The TGA has received more than 70 submissions about the proposed poppers ban

The TGA has received more than 70 submissions about the proposed poppers ban

The federal government is looking likely to keep alkyl nitrates – also known as amyls or poppers – legal in the wake of a new statement from the Therapeutic Goods Administration (TGA).

The government last year announced its intention to reclassify poppers as Schedule 9, the same legal category as MDMA and heroin.

After a backlash from the LGBTI community, the decision was postponed to this year.

The TGA accepted submissions from the public on the matter until January.

After receiving more than 70 written submissions, the TGA has backflipped on its original stance that poppers should be banned, Vice has reported.

Many submissions reportedly called the proposal homophobic, and raised concerns that injuries and infection transmissions could increase if people were forced to go without poppers for anal sex.

Acting CEO of the Australian Federation AIDS Organisations Heath Paynter said that a Schedule 9 classification would “criminalise the safe therapeutic use of poppers by a significant number of Australians” and “signal to the LGBTIQ community that their sexual practices are deviant.”

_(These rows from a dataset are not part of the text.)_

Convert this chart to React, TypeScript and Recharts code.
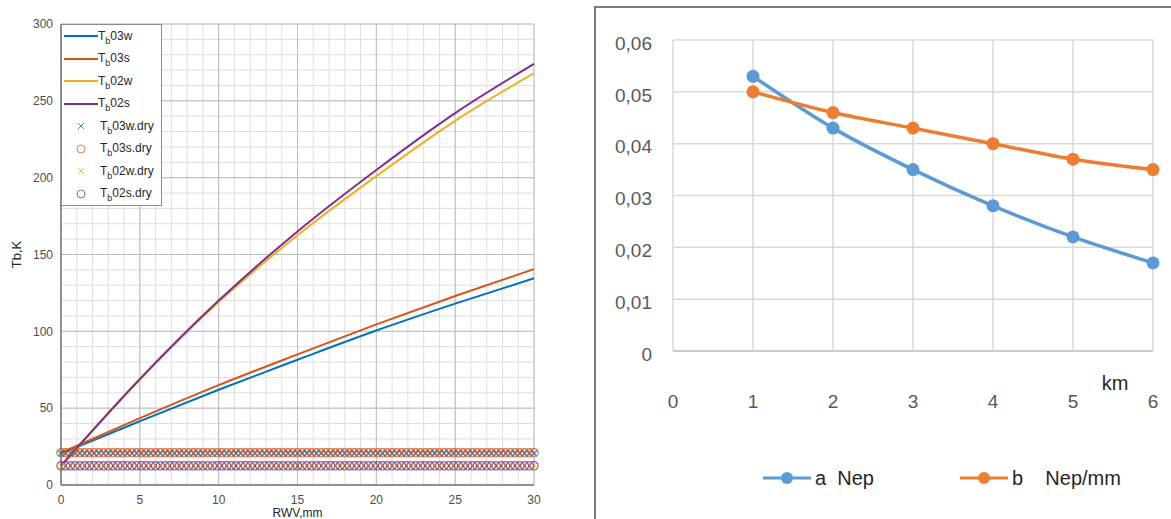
import React from 'react';
import {
  ComposedChart,
  LineChart,
  Line,
  Scatter,
  XAxis,
  YAxis,
  CartesianGrid,
  ReferenceLine,
  Legend,
  Label,
} from 'recharts';

// ---------- Left chart data ----------
const rwv = [0, 5, 10, 15, 20, 25, 30];
const tb03w = [20.5, 41.5, 62, 81.5, 100.5, 118, 134.5];
const tb03s = [21, 43.5, 65, 85, 104.5, 123, 140.5];
const tb02w = [12.5, 68.5, 119, 162.5, 201, 237, 268];
const tb02s = [12.5, 69, 120, 165, 205, 242, 274];

const dryX = [
  0, 0.3, 0.6, 0.9, 1.2, 1.5, 1.8, 2.1, 2.4, 2.7,
  3, 3.3, 3.6, 3.9, 4.2, 4.5, 4.8, 5.1, 5.4, 5.7,
  6, 6.3, 6.6, 6.9, 7.2, 7.5, 7.8, 8.1, 8.4, 8.7,
  9, 9.3, 9.6, 9.9, 10.2, 10.5, 10.8, 11.1, 11.4, 11.7,
  12, 12.3, 12.6, 12.9, 13.2, 13.5, 13.8, 14.1, 14.4, 14.7,
  15, 15.3, 15.6, 15.9, 16.2, 16.5, 16.8, 17.1, 17.4, 17.7,
  18, 18.3, 18.6, 18.9, 19.2, 19.5, 19.8, 20.1, 20.4, 20.7,
  21, 21.3, 21.6, 21.9, 22.2, 22.5, 22.8, 23.1, 23.4, 23.7,
  24, 24.3, 24.6, 24.9, 25.2, 25.5, 25.8, 26.1, 26.4, 26.7,
  27, 27.3, 27.6, 27.9, 28.2, 28.5, 28.8, 29.1, 29.4, 29.7, 30,
];
const dry03w = 20.5;
const dry03s = 21;
const dry02w = 12.5;
const dry02s = 12.5;

const xGridTicks = [
  0, 1, 2, 3, 4, 5, 6, 7, 8, 9, 10, 11, 12, 13, 14, 15,
  16, 17, 18, 19, 20, 21, 22, 23, 24, 25, 26, 27, 28, 29, 30,
];
const yGridTicks = [
  0, 10, 20, 30, 40, 50, 60, 70, 80, 90, 100, 110, 120, 130, 140, 150,
  160, 170, 180, 190, 200, 210, 220, 230, 240, 250, 260, 270, 280, 290, 300,
];
const xLabelTicks = [0, 5, 10, 15, 20, 25, 30];
const yLabelTicks = [0, 50, 100, 150, 200, 250, 300];

const lineSeries = [
  { key: 'tb03w', suffix: '03w', color: '#0072BD', values: tb03w },
  { key: 'tb03s', suffix: '03s', color: '#D95319', values: tb03s },
  { key: 'tb02w', suffix: '02w', color: '#EDB120', values: tb02w },
  { key: 'tb02s', suffix: '02s', color: '#7E2F8E', values: tb02s },
];
const drySeries = [
  { key: 'd03w', suffix: '03w.dry', color: '#0072BD', level: dry03w, marker: 'x' },
  { key: 'd03s', suffix: '03s.dry', color: '#D95319', level: dry03s, marker: 'o' },
  { key: 'd02w', suffix: '02w.dry', color: '#EDB120', level: dry02w, marker: 'x' },
  { key: 'd02s', suffix: '02s.dry', color: '#7E2F8E', level: dry02s, marker: 'o' },
];

const leftData = rwv.map((x, i) => {
  const row: any = { x };
  lineSeries.forEach((s) => {
    row[s.key] = s.values[i];
  });
  return row;
});

// ---------- Right chart data ----------
const km = [1, 2, 3, 4, 5, 6];
const aNep = [0.053, 0.043, 0.035, 0.028, 0.022, 0.017];
const bNepMm = [0.05, 0.046, 0.043, 0.04, 0.037, 0.035];
const rightXTicks = [0, 1, 2, 3, 4, 5, 6];
const rightYTicks = [0, 0.01, 0.02, 0.03, 0.04, 0.05, 0.06];
const rightSeries = [
  { key: 'a', name: 'a  Nep', color: '#5B9BD5', values: aNep },
  { key: 'b', name: 'b    Nep/mm', color: '#ED7D31', values: bNepMm },
];
const rightData = km.map((k, i) => {
  const row: any = { km: k };
  rightSeries.forEach((s) => {
    row[s.key] = s.values[i];
  });
  return row;
});

const FONT = '"Liberation Sans", Arial, sans-serif';

const CircleShape = (color: string) => (p: any) => (
  <circle cx={p.cx} cy={p.cy} r={4.2} fill="none" stroke={color} strokeWidth={1.2} strokeOpacity={0.8} />
);
const CrossShape = (color: string) => (p: any) => (
  <g stroke={color} strokeWidth={1.1} strokeOpacity={0.85}>
    <line x1={p.cx - 3} y1={p.cy - 3} x2={p.cx + 3} y2={p.cy + 3} />
    <line x1={p.cx - 3} y1={p.cy + 3} x2={p.cx + 3} y2={p.cy - 3} />
  </g>
);

const Sub = () => (
  <span style={{ fontSize: 9, position: 'relative', top: 4 }}>b</span>
);

const LeftLegend = () => (
  <div
    style={{
      width: 101,
      height: 182,
      border: '1px solid #8c8c8c',
      background: '#ffffff',
      boxSizing: 'border-box',
      fontFamily: FONT,
      fontSize: 12,
      color: '#262626',
    }}
  >
    {lineSeries.map((s) => (
      <div key={s.key} style={{ height: 22.5, display: 'flex', alignItems: 'center' }}>
        <svg width={36} height={10} style={{ display: 'block' }}>
          <line x1={2} x2={36} y1={5} y2={5} stroke={s.color} strokeWidth={2} />
        </svg>
        <span style={{ lineHeight: '12px' }}>
          T<Sub />{s.suffix}
        </span>
      </div>
    ))}
    {drySeries.map((s) => (
      <div key={s.key} style={{ height: 22.5, display: 'flex', alignItems: 'center' }}>
        <svg width={38} height={12} style={{ display: 'block' }}>
          {s.marker === 'o' ? (
            <circle cx={19} cy={6} r={4} fill="none" stroke={s.color} strokeWidth={1} strokeOpacity={0.75} />
          ) : (
            <g stroke={s.color} strokeWidth={1} strokeOpacity={0.8}>
              <line x1={16} y1={3} x2={22} y2={9} />
              <line x1={16} y1={9} x2={22} y2={3} />
            </g>
          )}
        </svg>
        <span style={{ lineHeight: '12px' }}>
          T<Sub />{s.suffix}
        </span>
      </div>
    ))}
  </div>
);

const RightLegend = () => (
  <div style={{ position: 'relative', width: 400, height: 32, fontFamily: FONT, fontSize: 20, color: '#262626' }}>
    {rightSeries.map((s, i) => (
      <div
        key={s.key}
        style={{ position: 'absolute', left: i === 0 ? 0 : 197, top: 0, height: 32, display: 'flex', alignItems: 'center' }}
      >
        <svg width={48} height={16} style={{ display: 'block' }}>
          <line x1={0} x2={48} y1={8} y2={8} stroke={s.color} strokeWidth={3} />
          <circle cx={24} cy={8} r={6} fill={s.color} />
        </svg>
        <span style={{ whiteSpace: 'pre', marginLeft: 4 }}>{s.name}</span>
      </div>
    ))}
  </div>
);

const leftYLabel = () => (
  <text
    x={16}
    y={254.5}
    transform="rotate(-90 16 254.5)"
    textAnchor="middle"
    dominantBaseline="central"
    fontSize={13}
    fill="#262626"
    fontFamily={FONT}
  >
    Tb,K
  </text>
);
const leftXLabel = () => (
  <text x={297.5} y={517} textAnchor="middle" fontSize={12} fill="#262626" fontFamily={FONT}>
    RWV,mm
  </text>
);
const kmLabel = () => (
  <text x={519} y={383} textAnchor="middle" fontSize={20} fill="#262626" fontFamily={FONT}>
    km
  </text>
);

export default function App() {
  return (
    <div
      style={{
        position: 'absolute',
        left: 0,
        top: 0,
        width: 1171,
        height: 519,
        overflow: 'hidden',
        background: '#ffffff',
      }}
    >
      {/* Left chart */}
      <div style={{ position: 'absolute', left: 0, top: 0 }}>
        <ComposedChart
          width={580}
          height={519}
          data={leftData}
          margin={{ top: 24, right: 46, bottom: 0, left: 0 }}
        >
          <CartesianGrid stroke="#dedede" strokeWidth={1} />
          {xLabelTicks.map((v) => (
            <ReferenceLine key={'vx' + v} x={v} stroke="#bdbdbd" strokeWidth={1} />
          ))}
          {yLabelTicks.map((v) => (
            <ReferenceLine key={'hy' + v} y={v} stroke="#bdbdbd" strokeWidth={1} />
          ))}
          <XAxis
            dataKey="x"
            type="number"
            domain={[0, 30]}
            ticks={xGridTicks}
            interval={0}
            tickFormatter={(v: number) => (xLabelTicks.includes(v) ? String(v) : '')}
            height={34}
            tickLine={false}
            tickSize={6}
            tickMargin={4}
            axisLine={{ stroke: '#4d4d4d' }}
            tick={{ fontSize: 12, fill: '#4d4d4d', fontFamily: FONT }}
          >
            <Label content={leftXLabel} />
          </XAxis>
          <YAxis
            type="number"
            domain={[0, 300]}
            ticks={yGridTicks}
            interval={0}
            tickFormatter={(v: number) => (yLabelTicks.includes(v) ? String(v) : '')}
            width={61}
            tickLine={false}
            tickSize={6}
            tickMargin={2}
            axisLine={{ stroke: '#4d4d4d' }}
            tick={{ fontSize: 12, fill: '#4d4d4d', fontFamily: FONT }}
          >
            <Label content={leftYLabel} />
          </YAxis>
          {drySeries.map((s) => (
            <Scatter
              key={s.key}
              data={dryX.map((x) => ({ x, y: s.level }))}
              dataKey="y"
              isAnimationActive={false}
              shape={s.marker === 'o' ? CircleShape(s.color) : CrossShape(s.color)}
            />
          ))}
          {lineSeries.map((s) => (
            <Line
              key={s.key}
              dataKey={s.key}
              type="monotone"
              stroke={s.color}
              strokeWidth={2}
              dot={false}
              activeDot={false}
              isAnimationActive={false}
            />
          ))}
          <Legend
            layout="horizontal"
            verticalAlign="middle"
            align="center"
            content={LeftLegend}
            wrapperStyle={{ left: 61, top: 24, width: 101, height: 182 }}
          />
        </ComposedChart>
      </div>

      {/* Right panel borders */}
      <div style={{ position: 'absolute', left: 595, top: 6, width: 600, height: 2, background: '#7a7a7a' }} />
      <div style={{ position: 'absolute', left: 594, top: 6, width: 2, height: 520, background: '#7a7a7a' }} />

      {/* Right chart */}
      <div style={{ position: 'absolute', left: 596, top: 7 }}>
        <LineChart
          width={575}
          height={512}
          data={rightData}
          margin={{ top: 33, right: 18, bottom: 0, left: 0 }}
        >
          <CartesianGrid stroke="#d9d9d9" strokeWidth={1.5} />
          <XAxis
            dataKey="km"
            type="number"
            domain={[0, 6]}
            ticks={rightXTicks}
            interval={0}
            height={168}
            tickLine={false}
            tickSize={0}
            tickMargin={44}
            axisLine={{ stroke: '#c4c4c4', strokeWidth: 1.5 }}
            tick={{ fontSize: 19, fill: '#595959', fontFamily: FONT }}
          >
            <Label content={kmLabel} />
          </XAxis>
          <YAxis
            type="number"
            domain={[0, 0.06]}
            ticks={rightYTicks}
            interval={0}
            width={77}
            tickLine={false}
            tickSize={0}
            tickMargin={21}
            axisLine={false}
            tickFormatter={(v: number) => (v === 0 ? '0' : v.toFixed(2).replace('.', ','))}
            tick={{ fontSize: 19, fill: '#595959', fontFamily: FONT, dy: 3 }}
          />
          {rightSeries.map((s) => (
            <Line
              key={s.key}
              dataKey={s.key}
              name={s.name}
              type="monotone"
              stroke={s.color}
              strokeWidth={3.5}
              dot={{ r: 6.5, fill: s.color, stroke: s.color, strokeWidth: 0 }}
              activeDot={false}
              isAnimationActive={false}
            />
          ))}
          <Legend
            layout="horizontal"
            verticalAlign="middle"
            align="center"
            content={RightLegend}
            wrapperStyle={{ left: 167, top: 455, width: 400, height: 32 }}
          />
        </LineChart>
      </div>
    </div>
  );
}
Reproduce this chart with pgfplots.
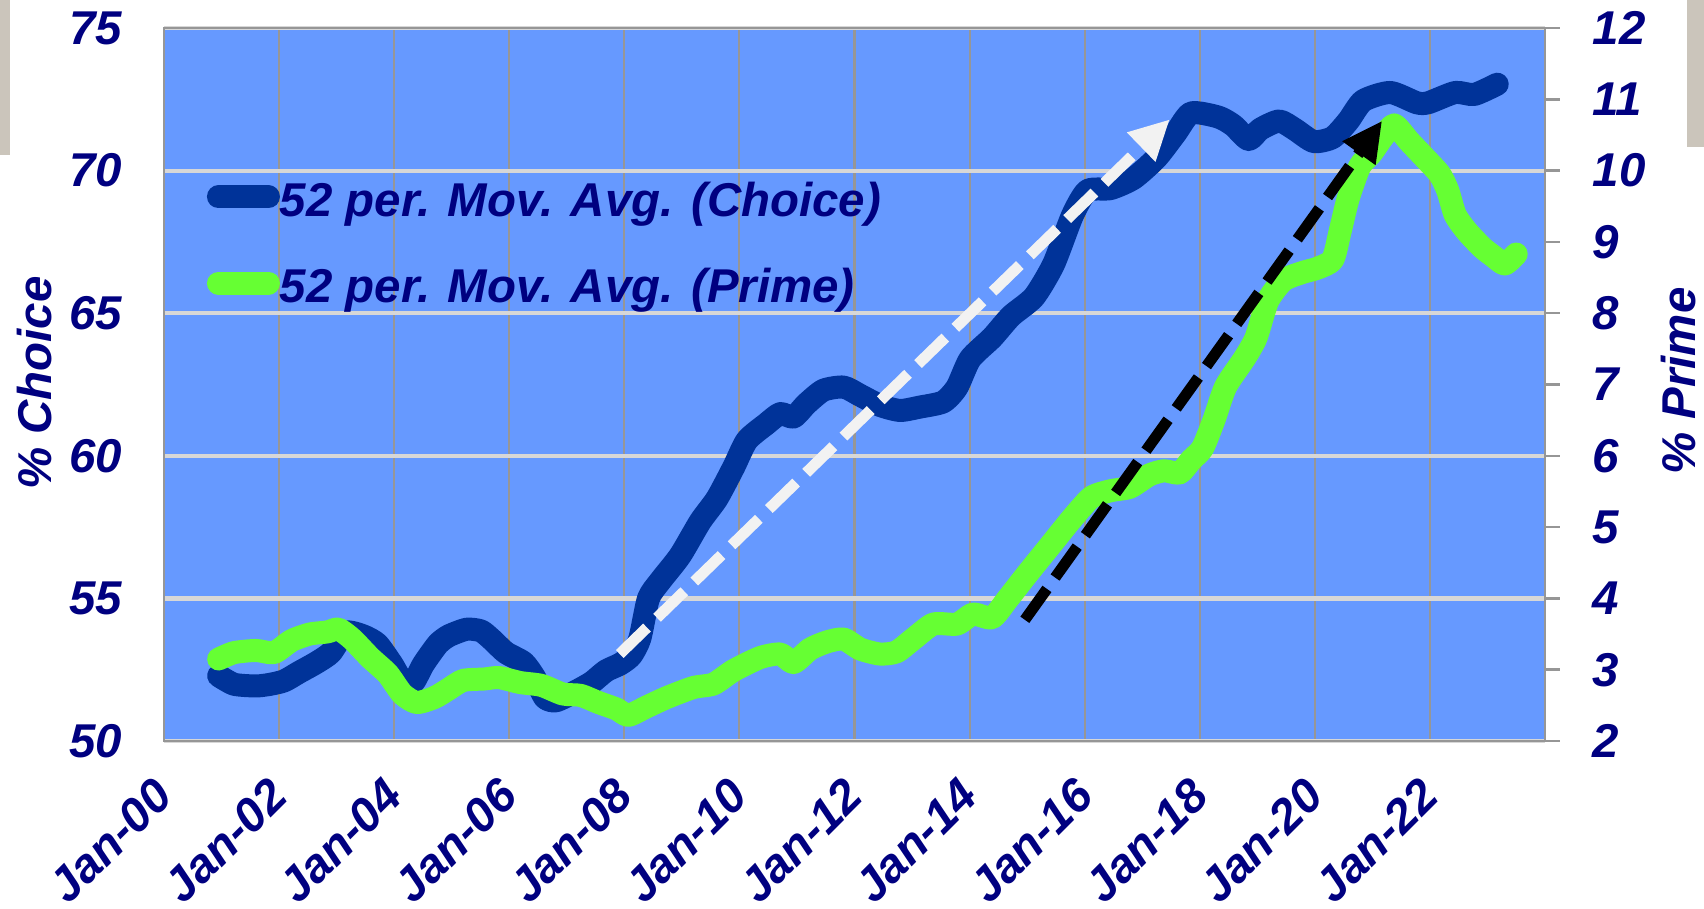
\documentclass[border=0pt]{standalone}
\usepackage{fontspec}
\setmainfont{Liberation Sans}
\usepackage{pgfplots}
\pgfplotsset{compat=1.18}
\usetikzlibrary{arrows.meta}

\definecolor{bgblue}{RGB}{102,153,255}
\definecolor{choiceblue}{RGB}{0,51,153}
\definecolor{primegreen}{RGB}{102,255,51}
\definecolor{navy}{RGB}{0,0,128}
\definecolor{vgrid}{RGB}{150,150,150}
\definecolor{hgrid}{RGB}{215,215,215}
\definecolor{sidebar}{RGB}{203,197,187}
\definecolor{arrowwhite}{RGB}{242,242,242}

\newcommand{\chartfont}{\fontsize{13.5}{16}\selectfont\bfseries\itshape}

\pgfplotsset{
  chartbase/.style={
    at={(1.64cm,1.67cm)}, anchor=south west,
    scale only axis, width=13.81cm, height=7.13cm,
    xmin=2000, xmax=2024,
    ticklabel style={font=\chartfont, text=navy},
    /pgf/number format/assume math mode=true,
    axis line style={vgrid, line width=0.7pt},
  }
}

% Choice share, 52-week moving average (%)
\pgfplotstableread{
year choice
2000.95 52.29
2001.22 51.99
2001.60 51.93
2001.85 51.99
2002.09 52.11
2002.34 52.40
2002.65 52.75
2002.90 53.10
2003.15 53.81
2003.46 53.69
2003.71 53.40
2003.96 52.70
2004.14 52.11
2004.33 52.05
2004.51 52.70
2004.76 53.40
2004.95 53.69
2005.26 53.92
2005.51 53.86
2005.69 53.57
2005.94 53.10
2006.25 52.75
2006.44 52.23
2006.62 51.52
2006.81 51.41
2007.12 51.70
2007.43 52.05
2007.68 52.46
2007.93 52.70
2008.12 53.00
2008.27 53.60
2008.42 55.00
2008.62 55.60
2008.97 56.50
2009.32 57.70
2009.61 58.50
2009.90 59.60
2010.13 60.54
2010.47 61.12
2010.71 61.48
2010.94 61.36
2011.17 61.83
2011.46 62.30
2011.81 62.41
2012.10 62.12
2012.44 61.77
2012.79 61.59
2013.14 61.71
2013.54 61.89
2013.78 62.40
2014.01 63.40
2014.39 64.14
2014.72 64.90
2015.12 65.57
2015.46 66.72
2015.79 68.44
2016.05 69.30
2016.45 69.37
2016.85 69.73
2017.25 70.45
2017.58 71.31
2017.85 72.02
2018.32 71.88
2018.58 71.59
2018.85 71.09
2019.05 71.45
2019.38 71.74
2019.65 71.45
2019.98 71.02
2020.31 71.16
2020.58 71.74
2020.84 72.45
2021.31 72.74
2021.77 72.38
2021.97 72.38
2022.44 72.74
2022.77 72.67
2023.17 73.03
}\choicedata

% Prime share, 52-week moving average (%)
\pgfplotstableread{
year prime
2000.95 3.15
2001.22 3.24
2001.60 3.27
2001.91 3.24
2002.22 3.41
2002.53 3.50
2002.84 3.53
2003.03 3.57
2003.27 3.43
2003.58 3.17
2003.89 2.94
2004.14 2.66
2004.39 2.54
2004.70 2.61
2004.95 2.73
2005.20 2.85
2005.57 2.87
2005.82 2.89
2006.19 2.82
2006.56 2.78
2006.93 2.66
2007.24 2.64
2007.55 2.54
2007.86 2.45
2008.07 2.36
2008.39 2.48
2008.74 2.61
2009.20 2.75
2009.55 2.80
2009.90 2.99
2010.36 3.17
2010.71 3.22
2010.94 3.10
2011.23 3.29
2011.52 3.39
2011.81 3.43
2012.10 3.29
2012.44 3.22
2012.73 3.25
2013.02 3.43
2013.37 3.64
2013.78 3.64
2014.06 3.78
2014.39 3.73
2014.66 3.99
2014.99 4.33
2015.39 4.73
2015.79 5.13
2016.12 5.42
2016.45 5.51
2016.79 5.56
2017.12 5.73
2017.38 5.79
2017.65 5.76
2017.85 5.94
2018.05 6.11
2018.25 6.51
2018.45 6.97
2018.78 7.37
2018.98 7.66
2019.18 8.17
2019.45 8.46
2019.78 8.57
2020.04 8.63
2020.31 8.75
2020.44 9.15
2020.58 9.61
2020.78 10.06
2020.98 10.24
2021.18 10.47
2021.38 10.64
2021.64 10.41
2021.91 10.18
2022.17 9.95
2022.31 9.72
2022.44 9.38
2022.64 9.15
2022.91 8.92
2023.10 8.80
2023.30 8.69
2023.50 8.83
}\primedata

\begin{document}
\begin{tikzpicture}
\useasboundingbox (0,0) rectangle (17.04,9.08);
\fill[sidebar] (0,7.53) rectangle (0.10,9.08);
\fill[sidebar] (16.87,7.61) rectangle (17.04,9.08);

% left axis: % Choice
\begin{axis}[chartbase,
  ymin=50, ymax=75, ytick={50,55,...,75},
  xtick={2000,2002,...,2022},
  xticklabels={Jan-00,Jan-02,Jan-04,Jan-06,Jan-08,Jan-10,Jan-12,Jan-14,Jan-16,Jan-18,Jan-20,Jan-22},
  axis background/.style={fill=bgblue},
  xmajorgrids, ymajorgrids,
  major x grid style={vgrid, line width=0.6pt},
  major y grid style={hgrid, line width=1.2pt},
  major tick length=0pt,
  xticklabel style={rotate=45, anchor=east, inner sep=0pt},
  xticklabel shift=0.46cm,
  yticklabel style={anchor=east, inner sep=0pt, xshift=-0.41cm},
  legend style={at={(0.0311,0.784)}, anchor=north west, draw=none, fill=none,
    inner sep=0pt, outer sep=0pt, row sep=0.465cm, font=\chartfont, text=navy,
    nodes={inner sep=0pt}},
  legend cell align=left,
  legend image code/.code={\draw[#1, line cap=round] (0.11cm,0.05cm) -- (0.61cm,0.05cm);},
]
\addplot[choiceblue, line width=0.23cm, line cap=round, line join=round, smooth, tension=0.4] table[x=year, y=choice] {\choicedata};
\addlegendentry{52 per. Mov. Avg. (Choice)}
\addlegendimage{primegreen, line width=0.23cm}
\addlegendentry{52 per. Mov. Avg. (Prime)}
\end{axis}

% right axis: % Prime
\begin{axis}[chartbase,
  ymin=2, ymax=12, ytick={2,3,...,12},
  axis y line*=right, axis x line=none,
  tick align=outside, major tick length=0.15cm,
  tick style={vgrid, line width=0.7pt},
  yticklabel style={anchor=west, inner sep=0pt, xshift=0.32cm},
]
\addplot[primegreen, line width=0.23cm, line cap=round, line join=round, smooth, tension=0.4] table[x=year, y=prime] {\primedata};
\draw[arrowwhite, line width=0.11cm, dash pattern=on 0.38cm off 0.14cm,
  -{Triangle[length=0.4cm, width=0.38cm]}] (axis cs:2007.92,3.22) -- (axis cs:2017.48,10.72);
\draw[black, line width=0.11cm, dash pattern=on 0.38cm off 0.14cm,
  -{Triangle[length=0.4cm, width=0.38cm]}] (axis cs:2014.96,3.70) -- (axis cs:2021.17,10.70);
\end{axis}

\node[rotate=90, font=\chartfont, text=navy] at (0.35,5.25) {\% Choice};
\node[rotate=90, font=\chartfont, text=navy] at (16.79,5.27) {\% Prime};
\end{tikzpicture}
\end{document}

CEO of Thorne Harbour Health Simon Ruth asked the TGA: “don’t turn gay men, our businesses or young people into criminals,” “don’t force us into humiliating situations,” and “accept nitrites have a therapeutic value”.

Earlier this year, community members in Sydney and Melbourne attended public meetings to give their input on poppers.

The meetings heard that one in three queer men use the inhalants.

Earlier this year, a man was fined $450 for possessing a popper at a Brisbane music festival.

Poppers are generally considered safe, as long as they are not used in risky ways, such as along with other drugs.

Depending on the government’s decision on reclassifying them, they may well become easier to access than before.

Poppers could be registered as a Schedule 2 ‘pharmacy medicine’, which would make them purchasable off the shelf like condoms, or as a Schedule 3 ‘pharmacist only medicine’, which would require advice from a pharmacist.

The final decision is expected to be handed down in June.